Review Date: 25 Feb 2008
Price when reviewed: (£135 inc VAT)
Overall Rating

The Radeon HD 3870 sits at the top end of ATi's mid-range offerings and it's proved hugely popular since its launch. Like the HD 3850, it's a 55nm part with 666 million transistors and 320 stream processors. It supports DirectX 10.1, Shader Model 4.1 and the PCI Express 2.0 interface, and is CrossFire-compatible.
It's worth noting that the HD 3870 X2 is essentially two of these GPUs crammed onto a single, very large, board, which has now fallen in price to more sensibly reflect the cost of two individual HD 3870s.
The HD 3870 improves over the HD 3850 with a core clock of 775MHz - compared with 670MHz - and 512MB of cutting-edge GDDR4 memory, running at an effective 2.25GHz compared with 1.66GHz GDDR3. Other than that, they're the same card, with a 256-bit memory bus and similar dimensions. Both require a power supply with plenty of grunt: 450W is recommended, or 550W to run two of them together.
The good news is that this card is only about £20 dearer than the 512MB HD 3850, but offers a significant step up in performance. In Crysis, it was faster at 1,280 x 1,024 and Medium settings by 14%, and the gap increased to 26% when we upped the resolution to 1,600 x 1,200 and High settings. It topped its lesser sibling by similar margins in Call of Duty 4, too: 41fps, compared with 34fps, in our High settings test.

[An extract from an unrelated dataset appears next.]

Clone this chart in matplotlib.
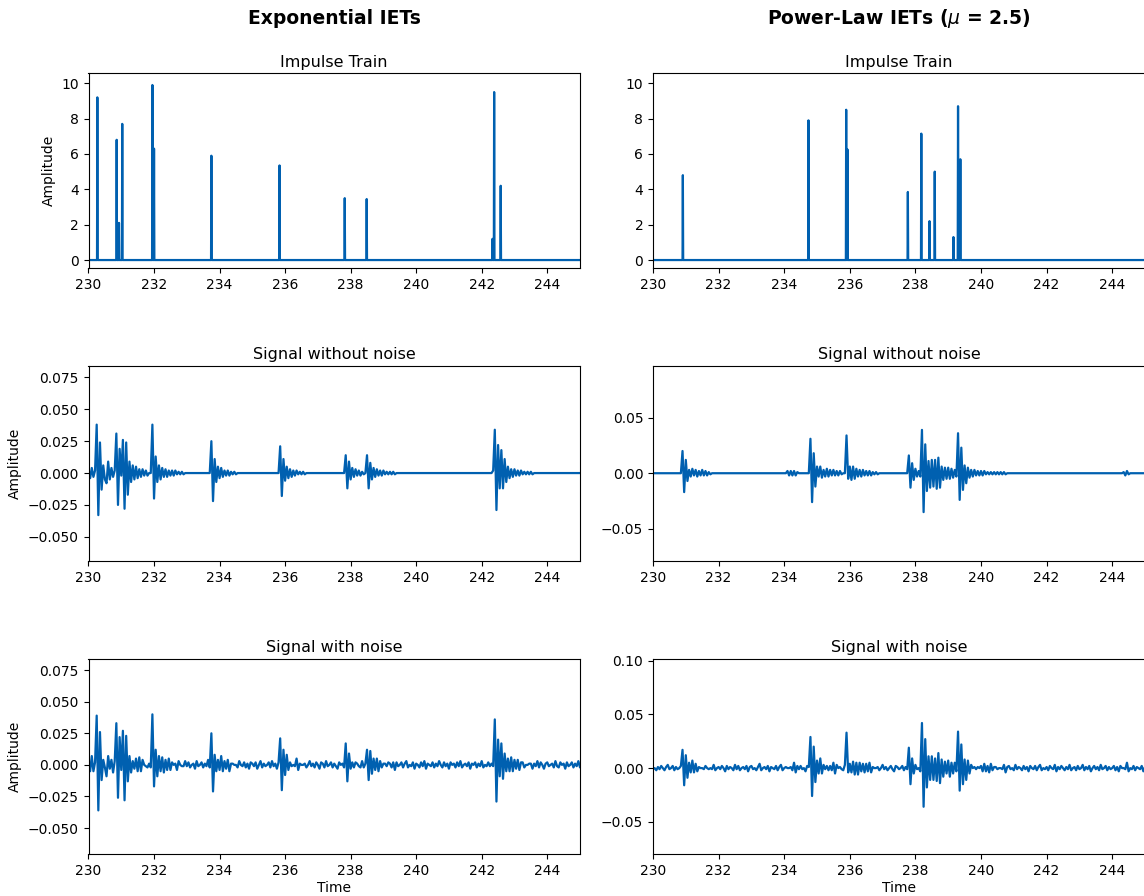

But its closest rival is really Nvidia's 9600 GT. That card was close behind in our Crysis Medium test, with 50fps, also managing an impressive 21fps in our High test, and moving in front with faster results in all of our Call of Duty 4 tests. The 9600 GT will cost you a few pounds less than the HD 3870, at least until ATi fights back with the inevitable price cuts, but both are attractive for the more cost-conscious gamer.
If you can't afford another £50 for the 8800 GTS 512MB, your choice is between this and the 9600 GT. Given its slightly lower price, we'd just about lean towards the GT.